Jessie Brown confers with Paul Fratiello outside the Nina Harris building in Pinellas Park.
“I didn’t know who to turn to,” Brown says. “I tried reaching out to three local high school STEM programs and clubs to help us, but it never went anywhere. Then Paul came along. He was at the right place at the right time, thank goodness.”
But back to the project at hand. There are devices, Brown says, that play recorded messages for disabled students. But they sometimes require the student to press a button, or they are affected by changes in the lighting. And they typically cost several hundred dollars. The one Hilton made cost about $60.
“Jessie contacted us this year and said they have a student with a specific need,” Hilton says. “She said they have a device, but it doesn’t work very well, and she asked if there is anything we can do that will work better? After that, we were off to the races.”
Hilton says he was already familiar with gesture sensors and infrared devices to measure proximity, like you’d find in a paper-towel dispenser in a restroom. “Once we found a sensor we thought might work,” he says, “Eckerd students started to build out other parts for the recording and the power supply.”
Brown tried out the box on three Nina Harris students and was favorably impressed. But some students, like Cristiano, struggled with it. “So Paul and I and several of our students have discussed different modifications,” says Hilton.
First-years Noah Kazansky (left) and Sam Schmidt Hansen ponder how to mount the speaker.
“I was thinking of adding two sensors to increase the range,” adds Noah. “We’ve got to fix that.”
That sense of obligation is not lost on Hilton. “Accessibility issues for these kids are enormous,” he says. “A school like Nina Harris does not have the resources to engage with professional engineers to build the kind of devices they need.
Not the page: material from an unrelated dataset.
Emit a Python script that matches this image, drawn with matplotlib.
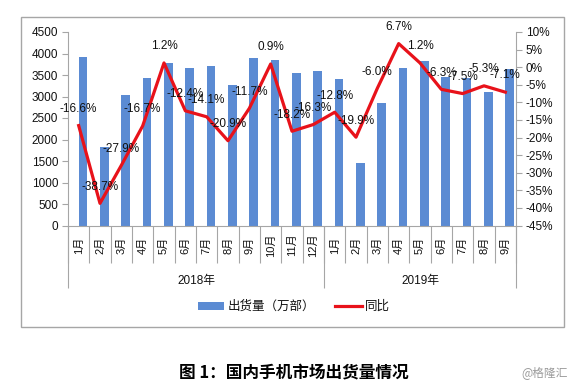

It’s not financially feasible. So to have students able to work on something like this is really a remarkable thing.
“Each one of the children has such a unique and specific need, so even if we can help just one child a year, that’s something that couldn’t happen without the kind of collaboration we have with Nina Harris.”
Hilton and Fratiello agree that helping design and build devices that make life and learning easier for disabled students is the main goal for the Eckerd students. “But there’s also an important lesson for them,” Brown adds, “and it happens here at Nina Harris. They [Eckerd students] see that not everyone is like them, and that there’s nothing scary about being around children who are so significantly impacted by their disabilities.
“And then later,” she adds with a smile, “when the Eckerd students are working for Microsoft or Apple or someone else, they’ll remember the importance of accessibility.”